Alla domanda: perché la Città di Cava fu destinataria della Pergamena in bianco, rispondiamo: ""dal 17 giugno 1460 l'esercito angioino (con l'appoggio dei Baroni della Terra di Lavoro, del Principe di Nocera e Salerno e non solo) ed aragonese (sostenuto dalla sola Città di Cava) si erano attestati nella valle di Sarno e già si erano dati battaglia nelle giornate ricordate "della Lòngola e della Foce". Entrambi si preparavano alla contesa finale, la quale non appena ebbe inizio vide il giovane Re Ferrante sospinto verso la località Foce, con davanti le truppe del cugino Giovanni d'Angiò, pretendente al Trono di Napoli, ed alle spalle la lunga catena montuosa che sovrasta la Foce.

La leggenda racconta che: "nel pomeriggio del 6 luglio 1460, le campane delle cinquanta chiese della Città di Cava (che a quel tempo comprendeva anche le attuali Vietri sul Mare e Cetara), per disposizione dell'Università, echeggiarono a lungo per chiamare il popolo a raccolta, che si radunò in Piazza dei Comizi (l'ampio slargo sito dinanzi all'attuale chiesa del Purgatorio, a quel tempo non ancora costruita)".

Il Sindaco, Messere Onofrio Scannapieco ed i Deputati del popolo parteciparono ai convenuti quanto stava accadendo a Sarno. La vita ed il Trono di Ferdinando erano in serio pericolo e certamente avrebbe avuto mala sorte se non vi fosse stato l'intervento armato di militi. Fra gli uomini validi alle armi, l'Università né scelse cinquecento, lasciando gli altri alla difesa della Città.
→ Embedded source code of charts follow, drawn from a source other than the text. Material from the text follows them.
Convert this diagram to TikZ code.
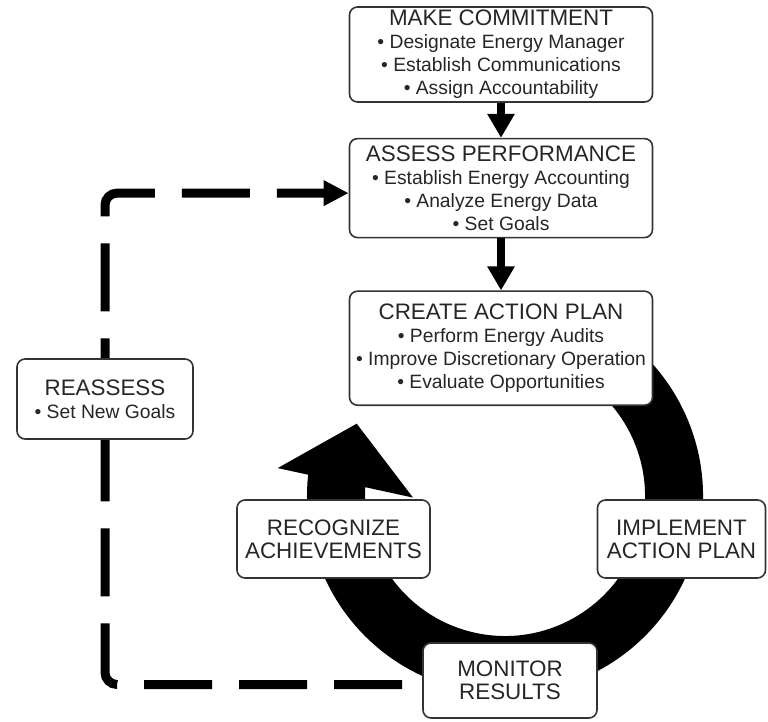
\documentclass[tikz,border=0pt]{standalone}
\usepackage{fontspec}
\setmainfont{Liberation Sans}
\usetikzlibrary{arrows.meta,calc,positioning,backgrounds}

\newcommand{\stagetitle}[1]{{\fontsize{22.4}{23}\selectfont #1}}

\begin{document}
\begin{tikzpicture}[x=1pt,y=1pt,align=center,node distance=35pt,
    stage/.style={draw=black!80,line width=1.6pt,fill=white,rounded corners=8pt,inner sep=0pt,
      text=black!85,font=\fontsize{19.3}{23}\selectfont},
    bigstage/.style={stage,font=\fontsize{22.4}{23}\selectfont},
    flow/.style={line width=8pt,-{Triangle[length=24pt,width=26pt]}},
    loopback/.style={line width=9pt,dash pattern=on 68pt off 27pt,dash phase=75pt,
      rounded corners=12pt,-{Triangle[length=25pt,width=24pt]}}]
	\useasboundingbox (0,0) rectangle (768,721);
	\coordinate (hub) at (505,225);
	% the cycle ring, behind the boxes
	\draw[line width=58pt] ($(hub)+(75:169)$) arc[start angle=75,end angle=-188,radius=169];
	\fill ($(hub)+(173:229)$) -- ($(hub)+(154:165)$) -- ($(hub)+(181:92)$) -- cycle;

	\node[stage,minimum width=303pt,minimum height=95pt] (commit) at (501,666.5)
		{\stagetitle{MAKE COMMITMENT}\\• Designate Energy Manager\\• Establish Communications\\• Assign Accountability};
	\node[stage,minimum width=303pt,minimum height=99pt] [below=of commit] (assess)
		{\stagetitle{ASSESS PERFORMANCE}\\• Establish Energy Accounting\\• Analyze Energy Data\\• Set Goals};
	\node[stage,minimum width=303pt,minimum height=114pt] [below=52pt of assess] (plan)
		{\stagetitle{CREATE ACTION PLAN}\\• Perform Energy Audits\\• Improve Discretionary Operation\\• Evaluate Opportunities};
	\node[bigstage,minimum width=168pt,minimum height=78pt] (implement) at (681.5,182) {IMPLEMENT\\ACTION PLAN};
	\node[bigstage,minimum width=174pt,minimum height=75pt] (monitor) at (510,40.5) {MONITOR\\RESULTS};
	\node[bigstage,minimum width=193pt,minimum height=78pt] (recognize) at (333.5,182) {RECOGNIZE\\ACHIEVEMENTS};
	\node[stage,minimum width=176pt,minimum height=80pt] (reassess) at (105,322)
		{\stagetitle{REASSESS}\\• Set New Goals};

	\draw[flow] (commit) -- (assess);
	\draw[flow] (assess) -- (plan);
	\begin{scope}[on background layer]
		\draw[loopback] ([yshift=-4pt]monitor.west) -| (reassess.center) |- ([yshift=-5pt]assess.west);
	\end{scope}
\end{tikzpicture}
\end{document}
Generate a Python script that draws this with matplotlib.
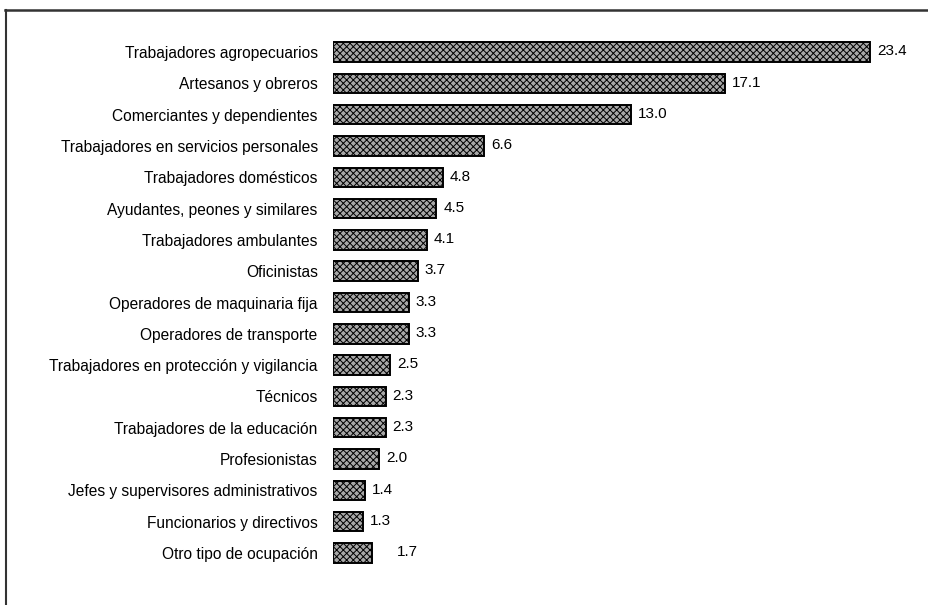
import numpy as np
import matplotlib
matplotlib.use('Agg')
import matplotlib.pyplot as plt
from matplotlib.lines import Line2D

# Ocupaciones y porcentajes
categorias = ['Trabajadores agropecuarios', 'Artesanos y obreros',
              'Comerciantes y dependientes', 'Trabajadores en servicios personales',
              'Trabajadores domésticos', 'Ayudantes, peones y similares',
              'Trabajadores ambulantes', 'Oficinistas',
              'Operadores de maquinaria fija', 'Operadores de transporte',
              'Trabajadores en protección y vigilancia', 'Técnicos',
              'Trabajadores de la educación', 'Profesionistas',
              'Jefes y supervisores administrativos', 'Funcionarios y directivos',
              'Otro tipo de ocupación']
valores = [23.4, 17.1, 13.0, 6.6, 4.8, 4.5, 4.1, 3.7, 3.3, 3.3, 2.5, 2.3, 2.3,
           2.0, 1.4, 1.3, 1.7]
etiquetas = ['23.4', '17.1', '13.0', '6.6', '4.8', '4.5', '4.1', '3.7', '3.3',
             '3.3', '2.5', '2.3', '2.3', '2.0', '1.4', '1.3', '1.7']

plt.rcParams['font.family'] = ['Liberation Sans Narrow', 'Liberation Sans', 'DejaVu Sans']
plt.rcParams['hatch.linewidth'] = 0.7
plt.rcParams['hatch.color'] = '#444444'

W, H = 929, 605
fig = plt.figure(figsize=(W / 100, H / 100), dpi=100)
fig.patch.set_facecolor('white')

# axes placed in pixels
x0, x1 = 333, 920
y_top, y_bot = 36.3, 568.7
ax = fig.add_axes([x0 / W, 1 - y_bot / H, (x1 - x0) / W, (y_bot - y_top) / H])

xmax = (x1 - x0) / ((870 - 333) / 23.4)
y = np.arange(len(categorias))
ax.barh(y, valores, height=0.62, color='#a8a8a8', edgecolor='black',
        linewidth=1.4, hatch='xxxxx')

for i, (v, t) in enumerate(zip(valores, etiquetas)):
    off = 18 if i == len(valores) - 1 else 5
    ax.annotate(t, (v, i), xytext=(off, 0.5), textcoords='offset points',
                va='center', ha='left', fontsize=11)

ax.set_xlim(0, xmax)
ax.set_ylim(len(categorias) - 0.5, -0.5)
ax.set_yticks(y)
ax.set_yticklabels(categorias, fontsize=11.2)
ax.tick_params(axis='y', length=0, pad=11)
ax.set_xticks([])
for s in ax.spines.values():
    s.set_visible(False)

# outer frame (top and left only)
fig.add_artist(Line2D([5 / W, 1], [1 - 10 / H, 1 - 10 / H], color='#333333',
                      linewidth=1.8, transform=fig.transFigure))
fig.add_artist(Line2D([6 / W, 6 / W], [1 - 10 / H, 0], color='#333333',
                      linewidth=1.5, transform=fig.transFigure))

fig.savefig('out.png', dpi=100)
Dello spontaneo aiuto dei cinquecento militi cavesi a Sarno non v'è certezza documentale, ma lo storico Roberto Damiani, nelle note biografiche dei Capitani di Guerra, operanti in Italia dal 1300 al 1530, indica che alla Battaglia di Sarno del luglio 1460, con Ferrante d'Aragona, fra gli altri annovera: Giovannello Grimaldi, Giosuè Longo, Marino Longo, Matteo Stendardo e Bernardo Quaranta, tutti figli di note casate cavesi.

La storia, invece, ricorda che la Città di Cava fu l'unica a rimanere fedele alla causa aragonese, incurante del futuro rischio che avrebbe corso qualora l'esito definitivo della battaglia fosse stato favorevole per Giovanni, Duca d'Angiò, che tutti i signori del tempo davano per vincente; resta il fatto che dal 19 al 28 agosto 1460 la Città di Cava subì spietati "guasti" per mano angioina al quale non mancò l'appoggio del Principe di Salerno, ma nonostante ciò, la Città di Cava confermò la sua fedeltà alla Casa aragonese.

Tornando alla ricezione della Pergamena in bianco, ricordiamo che poiché l'Università di Cava non avanzò mai alcuna richiesta, per le già confermate ragioni di deferenza alla Casa Aragonese, quest'ultima il 22 settembre 1460 convocò, presso la reale corte di Napoli, i rappresentanti del popolo cavoto, affinché chiarissero le ragioni per le quali non avessero avanzato alcuna pretesa.

L'Università inviò: Pietro Cola Longo, Tommaso Gagliardi, Leonetto de Curtis, Petrosino de Jordano, Bernardo Quaranta e Petrillo de Monica, i quali, forti dell'orgoglio cavajuolo, confermarono al giovane Re che non avevano d'avanzare alcuna richiesta. Re Ferrante, a tal punto, consegnò loro un'altra corposa epistola (sei pagine), nella quale indicò i privilegi concessi allo valoroso et fidelissimo popolo cavajuolo, tra cui quello di: non pagare gabelle di sorta, sia nel vendere e sia nell'acquistare in tutto il Regno (dalla Rocca di San Benedetto del Tronto, sul versante adriatico, a Terracina, sul tirreno, a Lampedusa) e di fregiare gli scudi, gli stemmi ed i vessilli della Città di Cava delle armi o pali aragonesi: ...dipingere seu sculpire, at parte dextera, duas barras auream et rubeam, domus nostrae Regie Aragonie nec non et supra scutum coronam nostram Regiam.... La traduzione indica: ""dipingere o scolpire, nella parte destra, due barre una d'oro ed una rossa, della dimora del nostro Re d'Aragona e sopra lo scudo la nostra corona Regia"".